Member of the Grand National Assembly of Turkey
- Incumbent
- Assumed office 2 June 2023
- Constituency: Balıkesir (2023–present)

Personal details
- Born: Bursa, Turkey
- Party: Democracy and Progress Party (2020–2025) Independent (2025–2026) Good Party (2026–present)
- Education: Boğaziçi University
- Profession: Mechanical engineer, manager, politician

= Burak Dalgın =

Turkish politician

Burak Dalgın is a Turkish politician who has served as a member of the Grand National Assembly of Turkey since 2023. He was elected in 2023 as a member of the Democracy and Progress Party running on Republican People's Party's list.

== Early life and career ==
Burak Dalgın attended Boğaziçi University, where he studied mechanical engineering and graduated in 1999. Later between year 2002 to 2004, he went to Boston and obtained his master's degree in business administration at Harvard Business School in Boston.
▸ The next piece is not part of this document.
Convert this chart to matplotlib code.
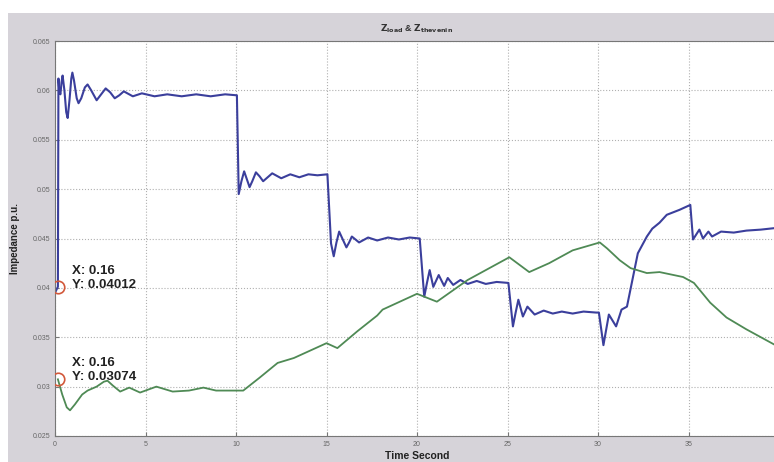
import matplotlib.pyplot as plt
from matplotlib.patches import Rectangle

# Z_load (blue)
t_load = [0.0, 0.16, 0.19, 0.24, 0.30, 0.36, 0.42, 0.52, 0.62, 0.70, 0.80, 0.90, 0.96, 1.05,
          1.2, 1.3, 1.45, 1.65, 1.8, 2.0, 2.3, 2.55, 2.8, 3.05, 3.3, 3.55, 3.8,
          4.3, 4.8, 5.5, 6.2, 7.0, 7.8, 8.6, 9.4, 10.05,
          10.15, 10.3, 10.45, 10.6, 10.75, 10.9, 11.1, 11.3, 11.5, 12.0, 12.5, 13.0, 13.5, 14.0, 14.5, 15.05,
          15.25, 15.4, 15.55, 15.7, 15.9, 16.1, 16.25, 16.4, 16.8, 17.3, 17.8, 18.4, 19.0, 19.6, 20.15,
          20.4, 20.55, 20.7, 20.9, 21.05, 21.2, 21.5, 21.7, 22.0, 22.4, 22.8, 23.3, 23.8, 24.4, 25.05,
          25.3, 25.45, 25.6, 25.85, 26.1, 26.5, 27.0, 27.5, 28.0, 28.6, 29.2, 29.9, 30.05,
          30.3, 30.6, 31.0, 31.3, 31.6, 31.9, 32.2, 32.7, 33.0, 33.4, 33.8, 34.5, 35.1,
          35.25, 35.6, 35.8, 36.1, 36.3, 36.8, 37.5, 38.2, 39.0, 40.0]
z_load = [0.0395, 0.04012, 0.0612, 0.0598, 0.0596, 0.0608, 0.0615, 0.0600, 0.0578, 0.0572, 0.0590, 0.0612, 0.0618, 0.0610,
          0.0592, 0.0587, 0.0592, 0.0603, 0.0606, 0.0600, 0.0590, 0.0596, 0.0602, 0.0598, 0.0592, 0.0595, 0.0599,
          0.0594, 0.0597, 0.0594, 0.0596, 0.0594, 0.0596, 0.0594, 0.0596, 0.0595,
          0.0495, 0.0508, 0.0518, 0.0510, 0.0502, 0.0508, 0.0517, 0.0513, 0.0508, 0.0516, 0.0511, 0.0515, 0.0512, 0.0515, 0.0514, 0.0515,
          0.0445, 0.0432, 0.0446, 0.0457, 0.0449, 0.0441, 0.0446, 0.0452, 0.0446, 0.0451, 0.0448, 0.0451, 0.0449, 0.0451, 0.0450,
          0.0391, 0.0405, 0.0418, 0.0401, 0.0407, 0.0413, 0.0402, 0.0410, 0.0403, 0.0408, 0.0404, 0.0407, 0.0404, 0.0406, 0.0405,
          0.0361, 0.0375, 0.0388, 0.0371, 0.0381, 0.0373, 0.0377, 0.0374, 0.0376, 0.0374, 0.0376, 0.0375, 0.0375,
          0.0342, 0.0373, 0.0361, 0.0378, 0.0381, 0.0408, 0.0435, 0.0452, 0.0460, 0.0466, 0.0474, 0.0479, 0.0484,
          0.0449, 0.0459, 0.0450, 0.0457, 0.0452, 0.0457, 0.0456, 0.0458, 0.0459, 0.0461]

# Z_thevenin (green)
t_thev = [0.16, 0.4, 0.65, 0.83, 1.1, 1.5, 1.8, 2.3, 2.7, 2.9, 3.2, 3.6, 4.1, 4.7, 5.6, 6.5, 7.4, 8.2, 8.9, 10.4,
          11.3, 12.3, 13.2, 15.0, 15.6, 16.7, 17.8, 18.1, 20.0, 21.1, 22.8, 25.1,
          26.2, 27.3, 28.6, 30.1, 30.5, 31.2, 31.8, 32.7, 33.4, 34.7, 35.3, 36.2,
          37.1, 38.2, 40.0]
z_thev = [0.03074, 0.0292, 0.0279, 0.0276, 0.0282, 0.0292, 0.0296, 0.0300, 0.0305, 0.0306, 0.0301, 0.0295, 0.0299,
          0.0294, 0.0300, 0.0295, 0.0296, 0.0299, 0.0296, 0.0296,
          0.0309, 0.0324, 0.0329, 0.0344, 0.0339, 0.0356, 0.0372, 0.0378, 0.0394, 0.0386, 0.0408, 0.0431,
          0.0416, 0.0425, 0.0438, 0.0446, 0.0440, 0.0428, 0.0420, 0.0415, 0.0416, 0.0411, 0.0405, 0.0385,
          0.0370, 0.0358, 0.0340]

x_ticks = [0, 5, 10, 15, 20, 25, 30, 35, 40]
y_ticks = [0.025, 0.03, 0.035, 0.04, 0.045, 0.05, 0.055, 0.06, 0.065]
tips = [(0.16, 0.04012), (0.16, 0.03074)]

plt.rcParams['font.family'] = ['Liberation Sans', 'DejaVu Sans']

fig = plt.figure(figsize=(7.74, 4.62), dpi=100, facecolor='white')
# grey MATLAB-like window area, behind the axes
fig.patches.append(Rectangle((8 / 774, 0), 1, 1 - 13 / 462, transform=fig.transFigure,
                             facecolor='#d6d3d9', edgecolor='none', zorder=-10))

ax = fig.add_axes([55 / 774, 26 / 462, 724 / 774, 395 / 462])
ax.set_facecolor('white')
ax.plot(t_load, z_load, color='#3b3f9c', lw=1.5)
ax.plot(t_thev, z_thev, color='#4f8a55', lw=1.3)

for x, y in tips:
    ax.plot(x, y, 'o', ms=9, mfc='none', mec='#d2583a', mew=1.2, zorder=5)
    ax.annotate(f"X: {x}\nY: {y:.5f}", xy=(x, y), xytext=(14, 9),
                textcoords='offset pixels', ha='left', va='center',
                fontsize=9.5, fontweight='bold', color='#222222', linespacing=1.2)

ax.set_xlim(0, 40)
ax.set_ylim(0.025, 0.065)
ax.set_xticks(x_ticks)
ax.set_yticks(y_ticks)
ax.set_xticklabels([str(v) for v in x_ticks])
ax.set_yticklabels([f"{v:g}" for v in y_ticks])
ax.tick_params(direction='in', length=3, labelsize=5, labelcolor='#666666', color='#777777')
ax.grid(True, linestyle=':', color='#b0b0b0', lw=0.8)
for s in ax.spines.values():
    s.set_color('#777777')

ax.set_title(r'$\mathbf{Z_{load}}$ & $\mathbf{Z_{thevenin}}$', fontsize=6.5,
             fontweight='bold', color='#333333', pad=7)
ax.set_xlabel('Time Second', fontsize=7.5, fontweight='bold', color='#222222', labelpad=2)
ax.set_ylabel('Impedance p.u.', fontsize=7, fontweight='bold', color='#222222', labelpad=9)

fig.savefig('out.png', dpi=100)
Dalgın began his political career with the Democracy and Progress Party, found by Ali Babacan, serving as its deputy chairman. He was first elected to the parliament in the 2023 general election, representing the province of Balıkesir. In early 2026, Dalgın resigned from the Democracy and Progress Party and later joined Good Party.

== Controversy ==

=== Parliamentary question drafted by AI ===
In June 2024, it was discovered that Burak Dalgın parliamentary questions he submitted to the minister of industry and technology was prepared using the artificial intelligence, ChatGPT. In a subsequent interview, Dalgın defended the use of ChatGPT, stating that AI is a critical tool for the future and that his action was intended to practically demonstrate the technology's potential in the legislative process. He argued that the focus should remain on the substantive policy questions raised in the motion, rather than the tool used to draft them.